Every await in Your Node.js API Is a Pause. Chain 3 of Them and You've Built a 750ms Endpoint. Sequential async/await is the most common performance mistake in Node.js backends. It feels right clean, readable, easy to reason about. It's also serialising database calls that have zero dependency on each other. When you await getUserData, then await getOrders, then await getNotifications, you're processing one at a time. Node.js sits idle between each call waiting for the previous to resolve. You've turned an async runtime into a synchronous one. Promise.all changes everything. Wrap independent calls in Promise.all and they fire simultaneously. Your 750ms endpoint becomes 300ms the time of the slowest single query, not the sum of all of them. This isn't micro-optimisation. On endpoints that serve every page load, this is the difference between a snappy product and one that feels slow. Layer Redis in front and repeat requests return in 5ms. Cache invalidation is a single key delete. Most dashboard data doesn't change every second — stop pretending it does. Real impact: 750ms sequential response becomes 90ms parallel. Cached responses serve in 5ms. Your database handles a fraction of the load because repeated reads never reach it. Promise.all is one of the highest-leverage changes you can make to a Node.js API. If you're not using it for independent async calls, you're leaving performance on the table every single request. #NodeJS #BackendDevelopment #JavaScript #WebPerformance #API #Redis #Caching #SoftwareEngineering #Programming #WebDevelopment #Backend #TechTips
Very great post. Keep it up.
Muhammad Shuja Mustafa Thanks for these useful insights!

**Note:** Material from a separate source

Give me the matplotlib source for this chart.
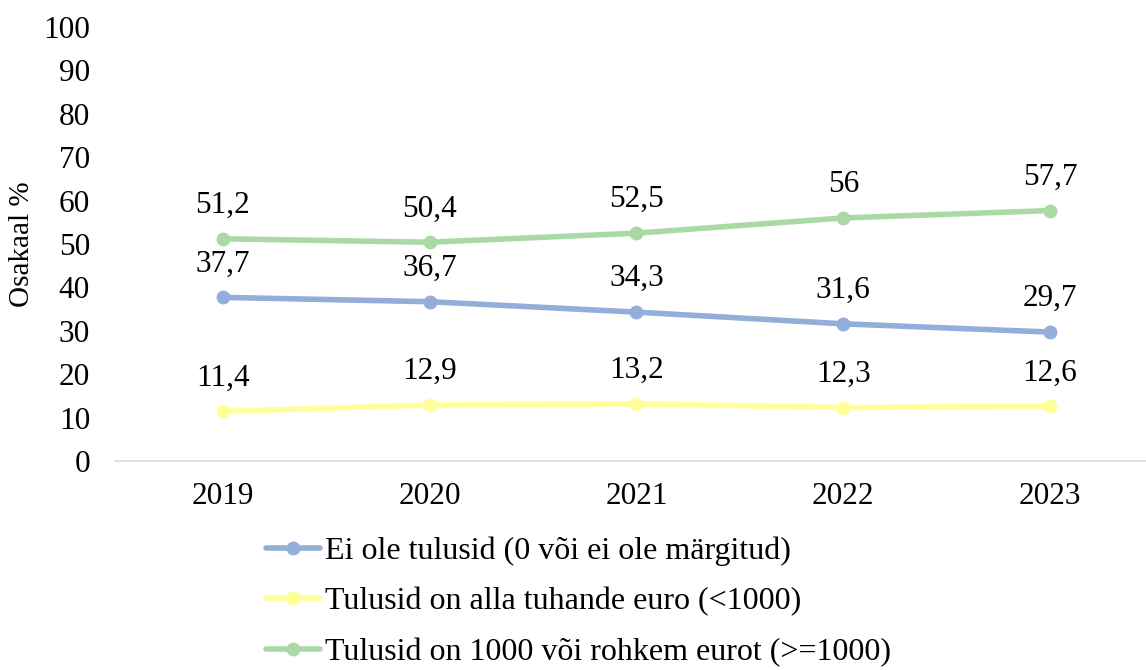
import matplotlib.pyplot as plt

# ── Data ─────────────────────────────────────────────────────────────────────
years = ["2019", "2020", "2021", "2022", "2023"]
no_income = [37.7, 36.7, 34.3, 31.6, 29.7]
under_1000 = [11.4, 12.9, 13.2, 12.3, 12.6]
over_1000 = [51.2, 50.4, 52.5, 56.0, 57.7]
series_labels = [
    "Ei ole tulusid (0 või ei ole märgitud)",
    "Tulusid on alla tuhande euro (<1000)",
    "Tulusid on 1000 või rohkem eurot (>=1000)",
]
colors = ["#92AED9", "#FFFF99", "#AAD9A6"]

plt.rcParams['font.family'] = ['Liberation Serif', 'DejaVu Serif']
FS = 22.5

fig = plt.figure(figsize=(11.46, 6.70), dpi=100)
ax = fig.add_axes([115 / 1146, 0.312, 1 - 115 / 1146, 0.9597 - 0.312])

x = list(range(len(years)))
for vals, col, lab in zip([no_income, under_1000, over_1000], colors, series_labels):
    ax.plot(x, vals, color=col, lw=4, marker='o', ms=9, label=lab,
            solid_capstyle='round')
    for xi, v in zip(x, vals):
        txt = f"{v:g}".replace('.', ',')
        ax.annotate(txt, (xi, v), xytext=(0, 24), textcoords='offset points',
                    ha='center', va='center', fontsize=FS)

ax.set_xlim(-0.522, 4.464)
ax.set_ylim(0, 100)
ax.set_yticks(range(0, 101, 10))
ax.set_xticks(x)
ax.set_xticklabels(years)
ax.tick_params(axis='both', length=0, labelsize=FS)
ax.tick_params(axis='x', pad=15.5)
ax.tick_params(axis='y', pad=18)
for s in ['top', 'right', 'left']:
    ax.spines[s].set_visible(False)
ax.spines['bottom'].set_color('#D9D9D9')
ax.spines['bottom'].set_linewidth(1.2)
ax.set_ylabel("Osakaal %", fontsize=21, labelpad=6)

fig.legend(loc='upper left', bbox_to_anchor=(266 / 1146, 0.199), ncol=1,
           frameon=False, fontsize=23, handlelength=1.7, handletextpad=0.15,
           labelspacing=0.66, borderpad=0, borderaxespad=0)

fig.savefig("out.png", dpi=100)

Sometimes we always want to show a concurrency patten that will increase our apps but forget error handling. In this case if one of the db calls fails, all other calls return nothing without actually knowing what happens. yes Promise.allSettled solves this but also we need to handle error on each step of the way. Something I had to learn by force while learning Golang
in the given example parallel one should still be 300ms. isn’t it? Why is it 90?
Very insightful post